C’est-à-dire qu’é­vi­dem­ment, on a les deux snobs gâtés estam­pillés « bran­leurs égo­cen­triques » qui veulent rien faire mais quand même pro­fi­ter du tra­vail des autres. Bon, admet­tons. Évidemment, ils s’en­tendent pas avec la bonne élève auto­ri­taire qui veut orga­ni­ser le bou­lot de tout le monde, logique. Mais avait-on besoin que celle-ci affronte un blai­reau au fond aus­si auto­ri­taire qu’elle ? Était-il néces­saire que la cohé­sion du groupe repose sur une cari­ca­ture de courge qui chouigne qu’il faut se ser­rer les coudes au moindre désac­cord ? Était-il vrai­ment inévi­table qu’à aucun moment aucun d’entre eux ne prenne une seconde pour écou­ter celui qui, de leur avis à tous, est un petit génie beau­coup plus intel­li­gent qu’eux ?

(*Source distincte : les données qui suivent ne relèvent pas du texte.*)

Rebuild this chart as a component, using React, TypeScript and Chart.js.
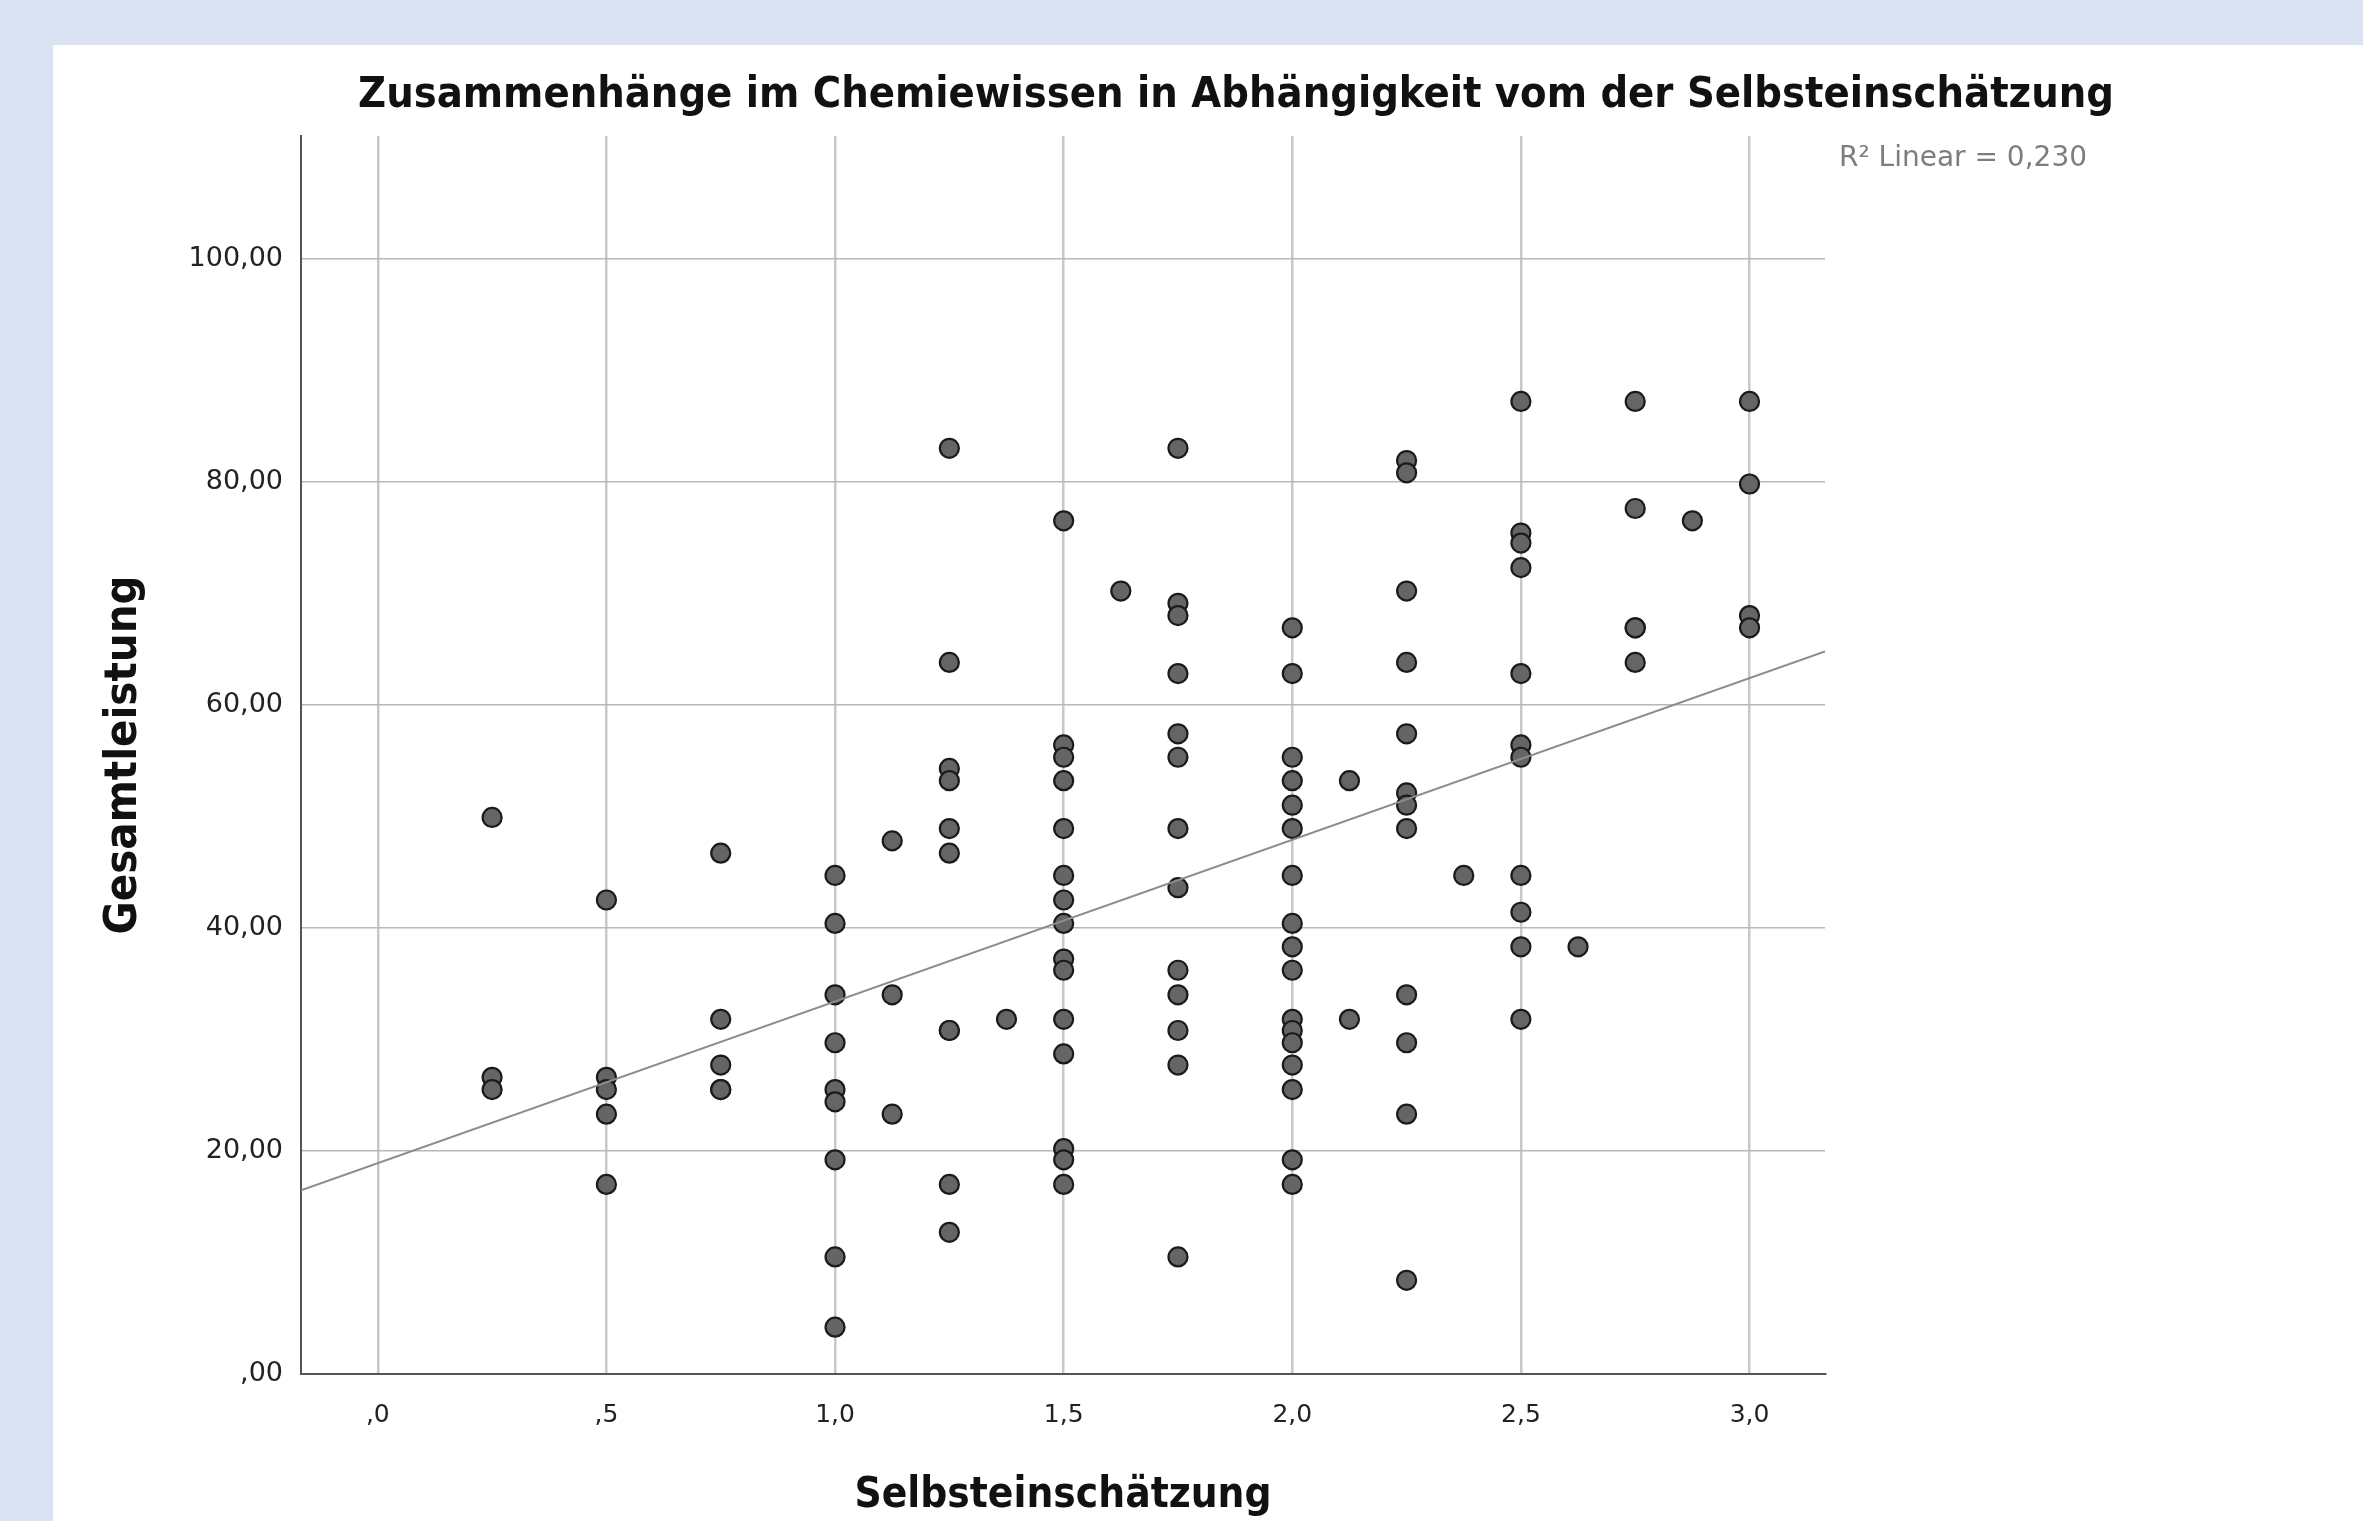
import { useEffect, useRef } from "react";
import { Chart, registerables } from "chart.js";

Chart.register(...registerables);

// ---- texts ----
const chartTitle = "Zusammenhänge im Chemiewissen in Abhängigkeit vom der Selbsteinschätzung";
const xTitle = "Selbsteinschätzung";
const yTitle = "Gesamtleistung";
const r2Label = "R² Linear = 0,230";

// ---- axes ----
const xTicks = [0, 0.5, 1, 1.5, 2, 2.5, 3];
const yTicks = [0, 20, 40, 60, 80, 100];
const xMin = -0.168;
const xMax = 3.165;
const yMin = 0;
const yMax = 111;

// ---- linear fit (as shown in the chart) ----
const fitIntercept = 18.9;
const fitSlope = 14.5;

// ---- data: Gesamtleistung per Selbsteinschätzung level ----
const levels = [0.25, 0.5, 0.75, 1, 1.125, 1.25, 1.375, 1.5, 1.625, 1.75, 2, 2.125, 2.25, 2.375, 2.5, 2.625, 2.75, 2.875, 3];
const at0_25 = [49.9, 26.6, 25.5];
const at0_5 = [42.5, 26.6, 25.5, 23.3, 17.0];
const at0_75 = [46.7, 31.8, 27.7, 25.5, 25.5];
const at1_0 = [44.7, 40.4, 34.0, 29.7, 25.5, 24.4, 19.2, 10.5, 4.2];
const at1_125 = [47.8, 34.0, 23.3];
const at1_25 = [83.0, 63.8, 54.3, 53.2, 48.9, 46.7, 30.8, 30.8, 17.0, 12.7];
const at1_375 = [31.8];
const at1_5 = [76.5, 56.4, 55.3, 53.2, 48.9, 44.7, 42.5, 40.4, 37.2, 36.2, 31.8, 28.7, 20.2, 19.2, 17.0];
const at1_625 = [70.2];
const at1_75 = [83.0, 69.1, 68.0, 62.8, 57.4, 55.3, 48.9, 43.6, 36.2, 34.0, 30.8, 27.7, 10.5];
const at2_0 = [66.9, 62.8, 55.3, 53.2, 51.0, 48.9, 44.7, 40.4, 38.3, 36.2, 31.8, 30.8, 29.7, 27.7, 25.5, 19.2, 17.0];
const at2_125 = [53.2, 31.8];
const at2_25 = [81.9, 80.8, 70.2, 63.8, 57.4, 52.1, 51.0, 48.9, 34.0, 29.7, 23.3, 8.4];
const at2_375 = [44.7];
const at2_5 = [87.2, 75.4, 74.5, 72.3, 62.8, 56.4, 55.3, 44.7, 41.4, 38.3, 31.8];
const at2_625 = [38.3];
const at2_75 = [87.2, 77.6, 66.9, 66.9, 63.8];
const at2_875 = [76.5];
const at3_0 = [87.2, 79.8, 68.0, 66.9];
const scoresByLevel = [at0_25, at0_5, at0_75, at1_0, at1_125, at1_25, at1_375, at1_5, at1_625, at1_75, at2_0, at2_125, at2_25, at2_375, at2_5, at2_625, at2_75, at2_875, at3_0];

const W = 2363;
const H = 1521;
const PLOT_LEFT = 301;
const PLOT_RIGHT = 1825;
const PLOT_TOP = 136;
const PLOT_BOTTOM = 1374;

const condensed = "'Liberation Sans Narrow', 'DejaVu Sans Condensed', 'Arial Narrow', sans-serif";
const plain = "'DejaVu Sans', 'Liberation Sans', sans-serif";

function fmtY(v: number) {
  let s = v.toFixed(2).replace(".", ",");
  if (s.startsWith("0")) s = s.slice(1);
  return s;
}
function fmtX(v: number) {
  let s = v.toFixed(1).replace(".", ",");
  if (s.startsWith("0")) s = s.slice(1);
  return s;
}

const textPlugin = {
  id: "textPlugin",
  afterDraw(chart: any) {
    const ctx = chart.ctx;
    ctx.save();
    ctx.fillStyle = "#111";
    ctx.font = `bold 43px ${condensed}`;
    ctx.textAlign = "center";
    ctx.textBaseline = "middle";
    ctx.fillText(chartTitle, 1236, 96);
    ctx.fillStyle = "#7d7d7d";
    ctx.font = `28px ${plain}`;
    ctx.textAlign = "left";
    ctx.fillText(r2Label, 1839, 159);
    ctx.restore();
  },
};

export default function App() {
  const ref = useRef<HTMLCanvasElement | null>(null);
  useEffect(() => {
    document.body.style.margin = "0";
    const points: { x: number; y: number }[] = [];
    levels.forEach((lv, i) => {
      scoresByLevel[i].forEach((y) => points.push({ x: lv, y }));
    });
    const fitLine = [xMin, xMax].map((x) => ({ x, y: fitIntercept + fitSlope * x }));
    const chart = new Chart(ref.current as HTMLCanvasElement, {
      type: "scatter",
      data: {
        datasets: [
          {
            type: "line",
            data: fitLine,
            borderColor: "#8c8c8c",
            borderWidth: 2,
            pointRadius: 0,
            fill: false,
          } as any,
          {
            data: points,
            backgroundColor: "#656565",
            borderColor: "#1a1a1a",
            borderWidth: 2.2,
            pointRadius: 9.5,
          },
        ],
      },
      options: {
        responsive: false,
        animation: false,
        layout: { padding: { left: 0, right: W - PLOT_RIGHT, top: PLOT_TOP, bottom: 0 } },
        plugins: {
          legend: { display: false },
          tooltip: { enabled: false },
          title: { display: false },
        },
        scales: {
          x: {
            type: "linear",
            min: xMin,
            max: xMax,
            afterBuildTicks: (s: any) => {
              s.ticks = xTicks.map((v) => ({ value: v }));
            },
            afterFit: (s: any) => {
              s.height = H - PLOT_BOTTOM;
            },
            grid: { color: "#c8c8c8", lineWidth: 2.5, drawTicks: false },
            border: { color: "#555", width: 2 },
            ticks: {
              callback: (v: any) => fmtX(Number(v)),
              padding: 26,
              color: "#222",
              font: { family: plain, size: 25 },
            },
            title: {
              display: true,
              text: xTitle,
              color: "#111",
              font: { family: condensed, size: 42, weight: "bold", lineHeight: 1 },
              padding: { top: 0, bottom: 4 },
            },
          },
          y: {
            type: "linear",
            min: yMin,
            max: yMax,
            afterBuildTicks: (s: any) => {
              s.ticks = yTicks.map((v) => ({ value: v }));
            },
            afterFit: (s: any) => {
              s.width = PLOT_LEFT;
            },
            grid: { color: "#b8b8b8", lineWidth: 1.5, drawTicks: false },
            border: { color: "#555", width: 2 },
            ticks: {
              callback: (v: any) => fmtY(Number(v)),
              padding: 18,
              color: "#222",
              font: { family: plain, size: 27 },
            },
            title: {
              display: true,
              text: yTitle,
              color: "#111",
              font: { family: condensed, size: 45, weight: "bold", lineHeight: 1 },
              padding: { top: 102, bottom: 0 },
            },
          },
        },
      },
      plugins: [textPlugin],
    });
    return () => chart.destroy();
  }, []);

  return (
    <div style={{ position: "relative", width: W, height: H, background: "#dae3f3", overflow: "hidden" }}>
      <div style={{ position: "absolute", left: 53, top: 45, right: 0, bottom: 0, background: "#ffffff" }} />
      <canvas ref={ref} width={W} height={H} style={{ position: "absolute", left: 0, top: 0, width: W, height: H }} />
    </div>
  );
}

Alors oui, je vous vois venir, les esprits pra­tiques : « Non mais s’ils avaient réflé­chi un quart de seconde, écou­té mini-MacGyver expli­quer des trucs évi­dents, pris deux minutes pour explo­rer l’île intel­li­gem­ment au lieu de juste expé­dier le groupe dont le scé­na­riste vou­lait se débar­ras­ser, ils auraient tout de suite trou­vé des res­sources utiles, évi­té des mala­dies évi­tables, géré les options pour se signa­ler aux avions, satel­lites et bateaux de pas­sage, et ils seraient ren­trés à Los Angeles en trois épi­sodes. » Certes, mais le truc, c’est que quand tu dois comp­ter sur la débi­li­té et le besoin de jouer à qui pisse le plus loin des per­son­nages pour sau­ver ton scé­na­rio, tu devrais peut-être envi­sa­ger de le retravailler.

Notez que je n’ai même pas par­lé des dilemmes sen­ti­men­taux des uns et des autres, parce que là, fran­che­ment, à la vitesse où ils creusent, ils vont arri­ver à Carnaíba plus vite qu’à Koror.

Le casting des Rescapés du vol 29
C’est vrai­ment ce que tu penses de nous ? C’est bles­sant, tu sais ?

Bon, après, je suis peut-être inuti­le­ment acerbe. Après tout, les per­son­nages dépour­vus de cer­veau donnent une tona­li­té rigo­lote à la série : au lieu de regar­der avec la ten­sion de « vont-ils sur­mon­ter ce pro­blème ? », on regarde avec le sou­rire de « quelle conne­rie vont-ils encore faire ? », ce qui est une bonne manière d’en­traî­ner le spec­ta­teur. Si on prend ça comme un Laurel et Hardy, ça devient même par­fois drôle.

Et comme, à côté de ça, les pay­sages sont jolis (clai­re­ment pas micro­né­siens, mais jolis) (sérieux, la mon­tagne au milieu de l’île, dans un coin où il n’y a lit­té­ra­le­ment que des atolls, ça fait bizarre), la série est ryth­mée, par­fois entraî­nante même. Et puis, si les acteurs ont clai­re­ment décou­vert les per­son­nages dix minutes après le début du tour­nage, ils s’a­mé­liorent un peu par la suite. D’ailleurs, cer­tains ont même eu l’oc­ca­sion d’a­voir d’autres seconds rôles, voire presque de faire une car­rière dans le métier. La série est en outre assez courte, deux sai­sons de quatre heures et une d’une heure vingt, ce qui évite de faire languir.

Finalement, c’est donc un peu comme les marsh­mal­lows : c’est un peu écœu­rant, on sait que c’est pas bon, mais on conti­nue à y pio­cher avec un cer­tain plai­sir, de mor­ceau en mor­ceau, jus­qu’au fond du sac.

  1. Titre fran­çais de la pre­mière dif­fu­sion fran­çaise, appa­rem­ment c’est deve­nu Les res­ca­pés du vol 29 lors des dif­fu­sions sui­vantes, ce qui est effec­ti­ve­ment plus adap­té donc je le garde.